The present invention relates to a microwave switch suited to a communications apparatus and operable in a microwave band or a millimeter-wave band and, more particularly, to a microwave switch with mechanical contacts which cuts down power consumption and heat generation and operates with desirable reliability and a minimal switching time.
Among switches applicable to the microwave band, those which are much in demand and of prime importance are the switches adapted to select either a regular equipment or a protection equipment at a communications station. Switches for such an application are required to feature small loss and high isolation between non-connected terminals and, for this reason, mostly comprise switches having mechanical contacts instead of those using semiconductive switching elements. As generally accepted, the microwave band covers frequencies from 1 GHz to over 10 GHz, while frequencies higher than 18 GHz are usually referred to as a quisemillimeter-wave or millimeter-wave band. What is requied of those switches which are designed for high frequency applications is that they entail a minimum of discontinuity in the signal transmission path and, hence, their freedom in regard to the contact structure is limited.

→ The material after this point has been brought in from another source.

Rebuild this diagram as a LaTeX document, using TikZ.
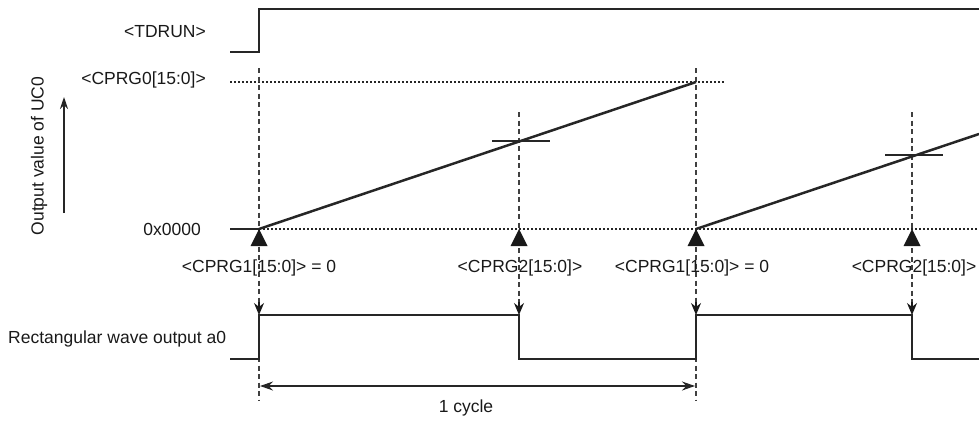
\documentclass[tikz,border=0pt]{standalone}
\usepackage{fontspec}
\setmainfont{Liberation Sans}
\usetikzlibrary{arrows.meta}
\begin{document}
\begin{tikzpicture}[x=1pt,y=-1pt,
  sig/.style={line width=2.7pt,color=black!85,line join=miter},
  guide/.style={dash pattern=on 5pt off 3.5pt,line width=1.1pt,color=black!75},
  lvl/.style={dash pattern=on 1.8pt off 2.2pt,line width=1.4pt,color=black!85},
  lbl/.style={font=\fontsize{17.5}{19}\selectfont,inner sep=0pt,text=black!90},
  tri/.style={fill=black!90,draw=none},
  thin/.style={line width=1.1pt,color=black!85},
  dtip/.style={-{Stealth[length=12pt,width=10pt]}}
]
\useasboundingbox (0,0) rectangle (979,421);
% coordinates
\coordinate (t0) at (259,229);
\coordinate (t1) at (519,229);
\coordinate (t2) at (696,229);
\coordinate (t3) at (912,229);
% labels left
\node[lbl,anchor=east] (ltd) at (206,32) {<TDRUN>};
\node[lbl,anchor=east] (lc0) at (206,80) {<CPRG0[15:0]>};
\node[lbl,anchor=east] (lz) at (201,229) {0x0000};
\node[lbl,anchor=west] (lrw) at (8,339) {Rectangular wave output a0};
\node[lbl,rotate=90] (lov) at (39,156) {Output value of UC0};
\coordinate (ova) at (64,213);
\coordinate (ovb) at (64,97);
\draw[thin,-{Stealth[length=12pt,width=8pt]}] (ova) -- (ovb);
% TDRUN
\draw[sig] (230,52) -- (259,52) -- (259,9) -- (979,9);
% dotted levels
\draw[lvl] (230,82) -- (725,82);
\draw[lvl] (259,229) -- (979,229);
\draw[sig] (230,229) -- (259,229);
% guides
\draw[guide] (259,68) -- (259,400);
\draw[guide] (696,68) -- (696,400);
\draw[guide] (519,112) -- (519,312);
\draw[guide] (912,112) -- (912,312);
% ramps
\draw[sig,line width=2.5pt] (259,229) -- (696,82);
\draw[sig,line width=2.5pt] (696,229) -- (979,134);
\draw[thin] (492,141) -- (550,141);
\draw[thin] (885,155) -- (943,155);
% triangles
\foreach \x in {259,519,696,912}{
  \fill[tri] (\x,229) -- (\x-8.5,246) -- (\x+8.5,246) -- cycle;
}
% labels
\node[lbl] (c1a) at (259,268) {<CPRG1[15:0]> = 0};
\node[lbl] (c2a) at (520,268) {<CPRG2[15:0]>};
\node[lbl] (c1b) at (692,268) {<CPRG1[15:0]> = 0};
\node[lbl] (c2b) at (914,268) {<CPRG2[15:0]>};
% down arrows on guides
\foreach \x in {259,519,696,912}{
  \draw[line width=1.1pt,black!90,dtip] (\x,302) -- (\x,315);
}
% rectangular wave
\draw[sig] (230,359) -- (259,359) -- (259,315) -- (519,315) -- (519,359) -- (696,359) -- (696,315) -- (912,315) -- (912,359) -- (979,359);
% 1 cycle
\coordinate (cyA) at (260,386);
\coordinate (cyB) at (695,386);
\draw[thin,{Stealth[length=13pt,width=9pt]}-{Stealth[length=13pt,width=9pt]}] (cyA) -- (cyB);
\node[lbl] (cyc) at (466,408) {1 cycle};
\end{tikzpicture}
\end{document}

Traditionally, the mechanical contacts of such microwave switches were driven by electromagnetic actuators. An electromagnetic actuator is an electromechanical energy transducer which is called a solenoid and has long been used to show acceptable performance and reliability. Today, however, electromagnetic actuators cannot meet the state-of-the-art demands, particularly the ever increasing demands for small-size configuration and low power consumption in communications apparatus art as well as for a shorter switching time which is concomitant with the increasing trend toward digital communications.

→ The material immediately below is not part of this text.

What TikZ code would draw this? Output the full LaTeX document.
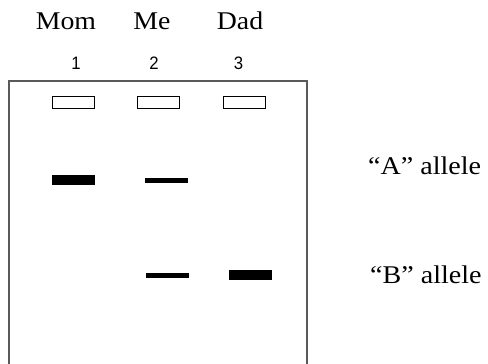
\documentclass[tikz,border=0pt]{standalone}
\usepackage{fontspec}
\setmainfont{Liberation Serif}
\newfontfamily\serfont{Liberation Serif}
\newfontfamily\numfont{Liberation Sans}
\definecolor{gelgray}{RGB}{90,90,90}
\begin{document}
\begin{tikzpicture}[x=1pt,y=-1pt,
  lbl/.style={anchor=base,inner sep=0pt,font=\serfont\fontsize{25.5}{30}\selectfont,xscale=1.09},
  allele/.style={anchor=base west,inner sep=0pt,font=\serfont\fontsize{25.5}{30}\selectfont,xscale=1.1},
  lane/.style={anchor=base,inner sep=0pt,font=\numfont\fontsize{18}{20}\selectfont,xscale=0.93},
  well/.style={draw=black,line width=0.9pt,fill=white,inner sep=0pt,minimum width=42pt,minimum height=12pt},
  band/.style={fill=black,inner sep=0pt,minimum width=43pt},
  gel/.style={draw=gelgray,line width=1.5pt}]
\useasboundingbox (0,0) rectangle (488,364);
% labels
\node[lbl] (mom) at (66,29) {Mom};
\node[lbl] (me) at (152,29) {Me};
\node[lbl] (dad) at (240,29) {Dad};
\node[lane] (n1) at (76,69.5) {1};
\node[lane] (n2) at (154,69.5) {2};
\node[lane] (n3) at (238.5,69.5) {3};
% gel outline (open at the bottom)
\coordinate (gbl) at (9,366);
\coordinate (gtl) at (9,81);
\coordinate (gtr) at (307,81);
\coordinate (gbr) at (307,366);
\draw[gel] (gbl) -- (gtl) -- (gtr) -- (gbr);
% wells
\node[well] (w1) at (73,102.5) {};
\node[well] (w2) at (158.5,102.5) {};
\node[well] (w3) at (244,102.5) {};
% bands
\node[band,minimum height=10pt] (b1a) at (73.5,180) {};
\node[band,minimum height=5pt] (b2a) at (166.5,180.5) {};
\node[band,minimum height=5pt] (b2b) at (167.5,275.5) {};
\node[band,minimum height=10pt] (b3b) at (250.5,275) {};
% allele labels
\node[allele] (la) at (368,174) {“A” allele};
\node[allele] (lb) at (370,283) {“B” allele};
\end{tikzpicture}
\end{document}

Specifically, the problem with electromagnetic actuators is the power consumption and heat generation due to copper or ohmic losses of their windings. This problem has almost no chance to be provided with a solution. Although power consumption may be cut down by using a winding having a relatively large diameter, such an approach would result in slower switching and, in addition, a more bulky configuration which is contradictory to the demand for reduction in size. Another possible approach for power saving is reducing the amount of motion of a movable part of the actuator (hereinafter refered to as an armature). However, such would translate into a decrease in contact gap and, thereby, a decrease in isolation beyond a required one. Further, while reducing the force exerted by the actuator may lead to a decrease in power consumption, it would bring about shortage in contact pressure which in turn would limit the reliability of operation.
Another factor which limits the applicable range of a microwave switch used with an electromagnetic actuator is the switching speed. The switching speed cannot be enhanced beyond a certain limit partly because the electric time constant is large due to the use of a winding having a substantial inductance, and partly because the mechanical time constant is also large due to the use of an armature made of a magnetic material which has a large mass and inertia moment, and a relatively weak spring. In parallel with the recent transition of the communications principle from analog to digital, the switching time of microwave switches have come to be discussed as a critical problem. In digital communications, omission of signals due to switching is apt to occur and, in this respect, the switches should operate as fast as possible. Switches of the kind using PIN diodes and other semiconductors, although operable at high speeds, involve great insertion losses and low isolations and are, in many cases, unusable.